None of the creative architects of this century are specialists limited to a single type of building, to hospitals, schools, office buildings, or family housing. Neutra was no exception. His buildings are of a natural originality, clear and simple in their architectural form. Free and rational in their plan arrangement, they show an ideal combination of clear functional concept with a chaste, subtle beauty. They are most suited to serve their uses in an ideal manner. Luxury is omitted or limited to a convincing application of the latest technical achievements. Economy is here the result of a far-reaching detailed pre-planning and prefabrication, the latter a subject in which he was intensely interested.
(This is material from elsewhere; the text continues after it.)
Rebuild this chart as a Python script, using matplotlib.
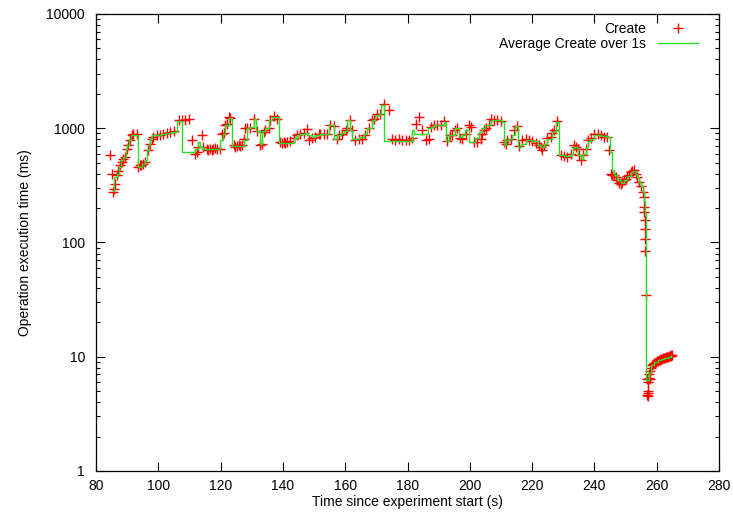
import matplotlib
matplotlib.use('Agg')
import matplotlib.pyplot as plt
from matplotlib.ticker import LogLocator, NullFormatter

plt.rcParams['font.family'] = ['Liberation Sans', 'DejaVu Sans']
plt.rcParams['font.size'] = 10

# individual Create operations (time s, duration ms)
create_t = [
    84.5, 85.0, 85.6, 85.8, 86.1, 86.6, 87.2, 87.7, 88.2, 88.8, 89.3, 89.9, 90.4, 90.9, 91.5, 92.0, 93.1,
    93.6, 94.1, 94.6, 95.2, 95.7, 96.8, 97.4, 97.9, 98.4, 99.5, 100.6, 101.6, 102.7, 103.8, 104.9,
    106.5, 107.5, 108.6, 109.7, 110.8, 111.8, 112.4, 112.9, 114.0, 114.5, 115.6, 116.1,
    116.7, 117.2, 117.7, 118.3, 118.8, 119.9, 120.4, 121.0, 121.5, 122.0, 122.6, 123.1, 124.2, 124.7,
    125.2, 125.8, 126.3, 126.8, 127.4, 127.9, 128.4, 129.5, 130.6, 131.7, 132.7, 133.3, 133.8, 134.3,
    135.4, 136.0, 137.0, 138.1, 139.2, 139.7, 140.2, 140.8, 141.3, 142.4, 143.5, 144.5, 145.6, 146.7,
    147.7, 148.3, 149.3, 150.4, 151.5,
    152.0, 153.1, 154.2, 155.2, 156.3, 157.4, 157.9, 159.0, 160.1, 160.6, 161.7, 162.2, 163.3, 164.4,
    165.4, 166.5, 167.6, 168.6, 169.2, 170.2, 171.3, 172.4, 174.0, 175.1, 176.1, 177.2, 178.3, 179.4,
    180.4, 181.5, 182.6, 183.6, 184.7, 185.8, 186.9,
    187.4, 188.5, 189.5, 190.6, 191.7, 192.8, 193.6, 194.4, 195.4, 196.0, 197.0, 197.6, 198.7, 199.7,
    200.3, 201.3, 202.4, 203.5, 204.0, 204.5, 205.1, 206.2, 206.7, 207.8, 208.8, 209.9, 211.0, 211.5,
    212.0, 213.1, 214.2, 215.3, 215.8, 216.9, 218.0, 219.0, 220.1, 221.2, 222.2,
    222.8, 223.3, 223.8, 224.9, 226.0, 226.5, 227.1, 228.1, 229.2, 230.3, 231.3, 232.4, 233.5, 234.0,
    234.6, 235.1, 235.6, 236.2, 237.2, 237.8, 238.8, 239.9, 241.0, 242.1, 243.1, 244.2, 244.7, 245.3,
    245.8, 246.3, 246.9, 247.4, 248.0, 248.5, 249.0, 249.6, 250.1, 250.6, 251.2, 251.7, 252.2, 252.8,
    253.3, 253.8, 254.4, 254.9, 255.5,
    255.9, 256.0, 256.0, 256.1, 256.2, 256.3, 256.4, 256.6, 256.9, 257.0, 257.1, 257.2, 257.3, 257.1,
    257.4, 257.6, 257.8, 258.0, 258.2, 258.5, 258.8, 259.1, 259.4, 259.7, 260.0, 260.3, 260.6, 260.9,
    261.2, 261.5, 261.8, 262.1, 262.4, 262.7, 263.0, 263.3, 263.6, 263.9, 264.2, 264.5, 264.7, 264.9,
]
create_ms = [
    580, 400, 276, 296, 327, 387, 420, 473, 506, 542, 560, 663, 709, 785, 868, 897, 897,
    458, 473, 473, 490, 506, 641, 734, 811, 839, 868, 879, 897, 910, 928, 941,
    1184, 1192, 1192, 1200, 785, 600, 620, 686, 868, 686, 663, 641,
    663, 650, 663, 675, 663, 663, 890, 905, 1070, 1090, 1256, 1231, 710, 686,
    700, 709, 700, 709, 800, 995, 1000, 1010, 1200, 941, 720, 734, 930, 960,
    995, 1184, 1280, 1200, 760, 745, 760, 745, 760, 770, 820, 880, 897, 910,
    980, 785, 820, 839, 897,
    897, 897, 885, 1062, 1050, 811, 868, 897, 960, 995, 1184, 960, 785, 811,
    811, 868, 995, 1184, 1216, 1345, 1345, 1614, 1438, 801, 785, 801, 785, 785,
    785, 820, 1100, 1256, 960, 785, 801,
    1029, 1062, 1062, 1077, 1151, 774, 868, 880, 975, 1007, 822, 811, 897, 1062,
    1029, 760, 760, 811, 897, 960, 995, 1062, 1200, 1184, 1184, 1150, 760, 730,
    785, 800, 960, 1040, 700, 785, 800, 785, 770, 750, 720,
    686, 641, 709, 822, 839, 900, 960, 1150, 580, 572, 560, 600, 720, 686,
    663, 580, 524, 580, 663, 785, 822, 897, 897, 870, 840, 840, 641, 400,
    390, 387, 374, 350, 335, 327, 340, 350, 360, 380, 387, 414, 420, 428,
    400, 374, 340, 310, 276,
    250, 204, 185, 156, 132, 108, 85, 35, 6.4, 4.6, 4.8, 4.5, 5.0, 6.0,
    6.5, 7.0, 6.4, 7.5, 8.0, 8.4, 8.6, 8.8, 8.9, 9.0, 9.1, 9.2, 9.3, 9.4,
    9.4, 9.5, 9.6, 9.7, 9.7, 9.8, 9.9, 10.0, 10.0, 10.1, 10.2, 10.3, 10.1, 10.4,
]

# 1 s averages (step line)
avg_t = [
    85.5, 85.9, 86.6, 87.3, 88.0, 88.7, 89.6, 90.1, 90.7, 91.3, 93.4, 94.9, 95.8, 96.3, 96.9, 97.4,
    97.9, 99.5, 101.0, 102.5, 104.0, 105.9, 107.5, 111.8, 112.8, 113.4, 114.5,
    116.7, 119.9, 120.7, 121.5, 122.6, 123.6, 127.4, 128.4, 129.5, 130.6, 131.5, 132.5, 133.3, 134.3,
    135.4, 136.5, 138.6, 143.5, 144.5, 145.6, 147.2, 147.7, 149.3, 150.4,
    152.0, 154.7, 156.5, 157.4, 158.5, 159.7, 160.5, 161.7, 162.3, 164.4, 166.0, 167.0, 168.6, 169.7,
    171.1, 171.5, 172.4, 181.5, 182.2, 186.5,
    187.4, 188.5, 191.7, 192.5, 193.3, 195.1, 196.5, 197.6, 198.3, 199.7, 201.8, 202.8, 203.8, 204.8,
    206.7, 208.5, 210.4, 210.9, 211.5, 212.6, 213.6, 214.4, 215.5, 216.3, 217.9, 220.0, 222.0,
    222.8, 223.8, 224.9, 226.5, 227.6, 228.7, 230.3, 232.4, 233.0, 234.3, 234.7, 235.6, 236.2, 237.2,
    237.8, 238.8, 239.9, 241.0, 242.1, 244.2, 245.0, 245.5, 246.3, 247.4, 248.5, 249.6, 250.6, 251.7,
    252.5, 253.3, 253.8, 254.4, 254.9, 255.5, 255.9, 256.2, 256.6, 257.5, 258.1, 259.2, 260.3, 261.4,
    262.4, 263.5, 264.6,
]
avg_ms = [
    280, 374, 400, 458, 524, 560, 663, 709, 785, 879, 458, 490, 524, 641, 734, 811,
    868, 880, 897, 910, 928, 1150, 620, 663, 760, 690, 663,
    663, 785, 897, 1062, 1231, 700, 785, 995, 1029, 1200, 941, 734, 941, 995,
    1184, 1256, 745, 820, 879, 897, 905, 868, 839, 879,
    897, 1062, 811, 879, 905, 941, 1184, 975, 811, 839, 897, 995, 1184, 1300,
    1345, 1591, 775, 960, 897, 1000,
    1029, 1062, 1140, 774, 868, 1000, 839, 868, 975, 760, 822, 920, 1000, 1077,
    1184, 1170, 1130, 719, 785, 811, 879, 1045, 686, 734, 785, 770, 720,
    686, 734, 811, 928, 1140, 588, 572, 600, 686, 675, 588, 542, 600, 686,
    770, 811, 879, 870, 860, 840, 620, 420, 387, 350, 330, 350, 380, 414,
    420, 400, 374, 340, 310, 276, 230, 180, 6.2, 7.2, 8.4, 9.0, 9.3, 9.6,
    9.8, 10.0, 10.3,
]

x_ticks = [80, 100, 120, 140, 160, 180, 200, 220, 240, 260, 280]
y_ticks = [1, 10, 100, 1000, 10000]
y_tick_labels = ['1', '10', '100', '1000', '10000']

fig = plt.figure(figsize=(7.33, 5.16), dpi=100)
ax = fig.add_axes([96 / 733, 1 - 471 / 516, 623 / 733, 457 / 516])

ax.plot(create_t, create_ms, '+', color='#ff0000', ms=6.5, mew=1.0, label='Create')
ax.plot(avg_t, avg_ms, color='#22e022', lw=1.0, drawstyle='steps-post',
        label='Average Create over 1s')

ax.set_yscale('log')
ax.set_xlim(80, 280)
ax.set_ylim(1, 10000)
ax.set_xticks(x_ticks)
ax.set_yticks(y_ticks)
ax.set_yticklabels(y_tick_labels)
ax.yaxis.set_minor_locator(LogLocator(base=10, subs=range(2, 10)))
ax.yaxis.set_minor_formatter(NullFormatter())
ax.tick_params(which='both', direction='in', top=True, right=True, width=0.8)
ax.tick_params(which='major', length=6.5)
ax.tick_params(which='minor', length=3.2)
ax.tick_params(axis='x', pad=6)
ax.tick_params(axis='y', pad=8)
for s in ax.spines.values():
    s.set_linewidth(0.9)

ax.set_xlabel('Time since experiment start (s)', labelpad=1)
ax.set_ylabel('Operation execution time (ms)', labelpad=10)

ax.legend(loc='upper right', bbox_to_anchor=(0.966, 0.983), frameon=False,
          markerfirst=False, numpoints=1, handlelength=2.9, handletextpad=0.8,
          labelspacing=0.1, borderpad=0, borderaxespad=0)

fig.savefig('out.png', dpi=100)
At the focal point of Neutra's architecture is man. In his professional work, on journeys as at home, he never tired of coming close to human beings in sympathetic, empathic observation. His theories on design for life and wholesomeness are demonstrated in all his work. He formulated a new humanist declaration—architecture honoring human physiology. He advocated design for life and health, especially mental health. He felt that design must be adapted to actual living processes, that it can harm or help them, while they unroll in time as well as in space. He saw the architect's function as primarily that of creating the properly scaled environment suitable to the needs of human beings. He called this "biological architecture" and also "biological realism."
Neutra was a city-dweller. He approached nature, man, and materials with the analytical eye of a scientist. Naturally, he had a barrier of tradition to overcome. One client said of him: "My husband didn't like Neutra's design at first, but, like a good husband, he gave in to me. Since we lived in this house, its atmosphere has had a most happy influence on his daily life."
Richard Neutra, the man, was a kind, considerate individual with a warm, outgoing personality. He loved to talk with students and was an excellent public speaker. His wife, Dione, was his lifelong companion, adviser, confidante, and helpmate. His son Dion became his partner and is continuing the great architectural tradition established by the father.
The following quotation is probably most typical of Richard Neutra, the idealist: "I could not have struggled through life if it had not been for my faith that in a modest way I could, as an architect, contribute a little toward the preservation of humankind and existence—something of objective value." It can be said with certainty that he succeeded.